Stopwatch provides a timer that follows asynchronous flows. A Stopwatch can be started in one actor and then flow through to others via message sends. You can use it to gather time metrics for “hot paths” within message flows that cross multiple actors. Intervals are marked programmatically with start and stop points within the application using an Akka extension Stopwatch API. Time metrics are recorded for Stopwatches and threshold events can be configured. For more details see the Stopwatch extension.

  • Stopwatch events — the stopwatch time limit was breached. Event information: current-nanos — the current stopwatch time in nanoseconds threshold-nanos — the stopwatch threshold time in nanoseconds

Dispatcher metrics

The following metrics can be recorded for instrumented dispatchers, type of metric in parenthesis:

Basic metrics

These are metrics that are built into the standard ForkJoinPool and ThreadPool ExecutorService implementations in Java and Scala. They are polled periodically by the instrumentation.

ForkJoinPool

  • Parallelism — the parallelism setting

  • Pool size (counter) — the current size of the thread pool

  • Active threads (counter) — an estimate of the number of threads running or stealing tasks

  • Running threads (counter) — an estimate of the number of threads not blocked in managed synchronization

  • Queued tasks (counter) — an estimate of the total number of tasks currently in queues

ThreadPool

  • Core pool size (counter) — the minimum size of the thread pool

  • Max pool size (counter) — the maximum size of the thread pool

  • Pool size (counter) — the current size of the thread pool

  • Active threads (counter) — an estimate of the number of threads running tasks

  • Processed tasks (counter) — an estimate of the number of processed tasks

Time metrics

Additional detailed time metrics for dispatchers.

  • Queue size (counter) — the number of tasks waiting to be processed

  • Queue time (recorder) — statistics for how long tasks are in the queue

  • Processing (counter) — how many tasks are being processed right now

  • Processing time (recorder) — statistics for how long the processing takes

Note

All time related metrics use nanoseconds unless specified otherwise.

Dispatcher selection

Dispatcher configuration supports selecting which dispatchers should be instrumented, and what type of instrumentation should be performed for them, so that telemetry can be tailored to the application. Details on how to configure dispatcher telemetry can be found under dispatcher configuration.

Detailed information

For specific information of how to configure actors and dispatchers see:

Ask Pattern metrics

Availability

Available since Cinnamon 2.14.0

Akka Classic and Typed provide two ways to interact with actors:

  • tell - send a message asynchronously and return immediately (“fire-and-forget”).

  • ask - send a message asynchronously and receive a future which will complete when the response has been received, or fail by timeout.

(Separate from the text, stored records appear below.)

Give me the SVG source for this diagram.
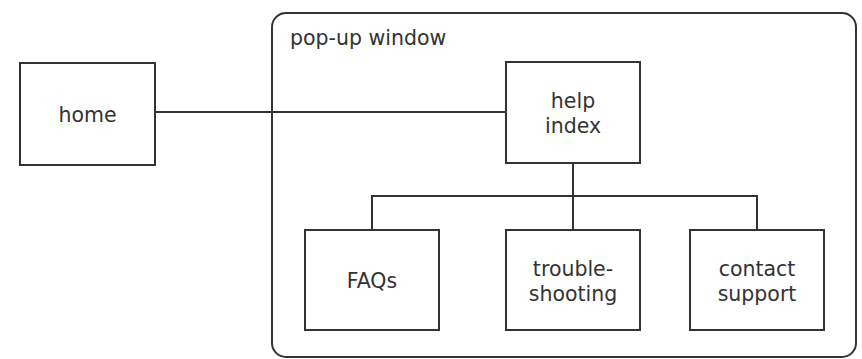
<svg xmlns="http://www.w3.org/2000/svg" width="862" height="359" viewBox="0 0 862 359">
<style>
  .box { fill: #fff; stroke: #333; stroke-width: 2; }
  .frame { fill: #fff; stroke: #333; stroke-width: 2; }
  .lbl { font-family: "DejaVu Sans", Verdana, sans-serif; font-size: 20.5px; fill: #333; text-anchor: middle; }
  .title { font-family: "DejaVu Sans", Verdana, sans-serif; font-size: 20.5px; fill: #333; }
  .conn { fill: none; stroke: #333; stroke-width: 2; }
</style>
<rect width="862" height="359" fill="#fff"/>
<g id="popup">
  <rect class="frame" x="272" y="13" width="584" height="344" rx="14" ry="14"/>
  <text class="title" x="290" y="45">pop-up window</text>
</g>
<g id="connectors">
  <line class="conn" x1="155" y1="112" x2="506" y2="112"/>
  <line class="conn" x1="573" y1="163" x2="573" y2="230"/>
  <path class="conn" d="M372 230 V196 H757 V230"/>
</g>
<g id="home">
  <rect class="box" x="20" y="63" width="135" height="102"/>
  <text class="lbl" x="87.5" y="122">home</text>
</g>
<g id="help-index">
  <rect class="box" x="506" y="62" width="134" height="101"/>
  <text class="lbl" x="573" y="108">help</text>
  <text class="lbl" x="573" y="133">index</text>
</g>
<g id="faqs">
  <rect class="box" x="305" y="230" width="134" height="100"/>
  <text class="lbl" x="372" y="288">FAQs</text>
</g>
<g id="troubleshooting">
  <rect class="box" x="506" y="230" width="134" height="100"/>
  <text class="lbl" x="573" y="275.5">trouble-</text>
  <text class="lbl" x="573" y="300.5">shooting</text>
</g>
<g id="contact-support">
  <rect class="box" x="690" y="230" width="134" height="100"/>
  <text class="lbl" x="757" y="275.5">contact</text>
  <text class="lbl" x="757" y="300.5">support</text>
</g>
</svg>
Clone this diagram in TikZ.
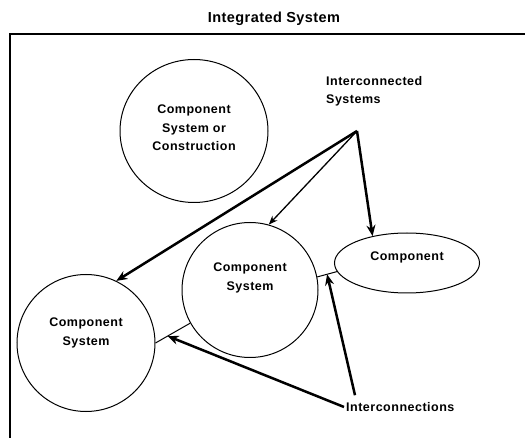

The following metrics can be recorded for instrumented actors or entities:

  • Asked requests (rate)* — the number of messages that actors have been asked in the selected time frame.

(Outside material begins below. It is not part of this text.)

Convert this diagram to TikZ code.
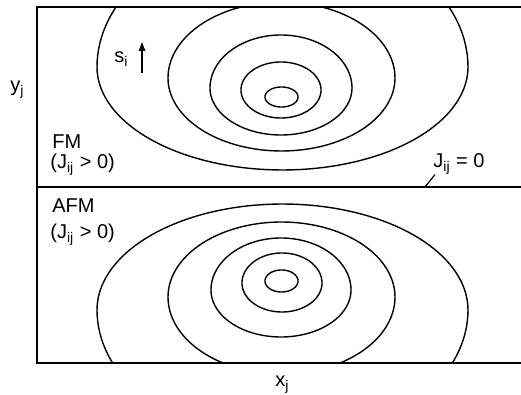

  • Expired requests (rate)* — the number of messages that haven’t been answered before a specified timeout in the selected time frame.

  • Expired requests by-timeout (rate) — the number of requests that timed out in the selected time frame grouped by specified timeout values.

  • Success response time (recorder)* — the time from the moment the message was sent till the moment when the answer was received and before the specified timeout, counting only successful responses.

  • Late response time (recorder)* — the time from the moment the message was sent till the moment when the answer was received, counting only responses received after timeout.

The metrics marked with * support an automatic message-type dimension. It’s disabled by default because it requires additional metrics for each additional type of message. See enabling message type dimensions for details.

Ask Pattern events

Availability

Available since Cinnamon 2.14.0

  • Request failed — when the actor responses with akka.actor.Status.Failure (only Akka Classic) Event information: actor-ref — the actor being asked the message message — the message being sent cause — the exception returned with a failure response

  • Request expired — when request expires before the response arrived Event information: actor-ref — the actor being asked the message message — the message being sent timeout — the given timeout

Ask Pattern selection

Note

Actors and entities are not instrumented for ask-pattern metrics automatically. They must have instrumentation explicitly enabled - see sections below for how to.

Ask Pattern metrics and events will only be collected for the selected classic or typed actors, sharded or persistent entities. Details on how to configure ask pattern telemetry can be found under ask pattern configuration.

Circuit breaker metrics

Availability

Available since Cinnamon 2.20.0

It is important to have an understanding of the circuit breakers in Akka in order to interpret the data that is gathered. Among the Akka tools only persistence uses a circuit breaker, to protect the database. Any other usage will be application specific.

The following metrics are recorded for named circuit breakers:

  • State of circuit breaker — 1 open (something is wrong), 2 half-open (things are going from bad to good), 3 closed (everything is fine)

  • Latency (recorder)* — the time from the moment the message was sent till the moment when the answer was received and before the specified timeout. Successful, failed and timed out calls are collected.

  • Throughput (rate)* — the number of calls requested to the breaker in the selected time frame.

  • Success (rate)* — the number of calls that have succeeded within the timeout of the circuit breaker in the selected time frame.

  • Failure (rate) — the number of requests that timed out, failed or were fast-failed by the circuit breaker being open or half-open, in the selected time frame.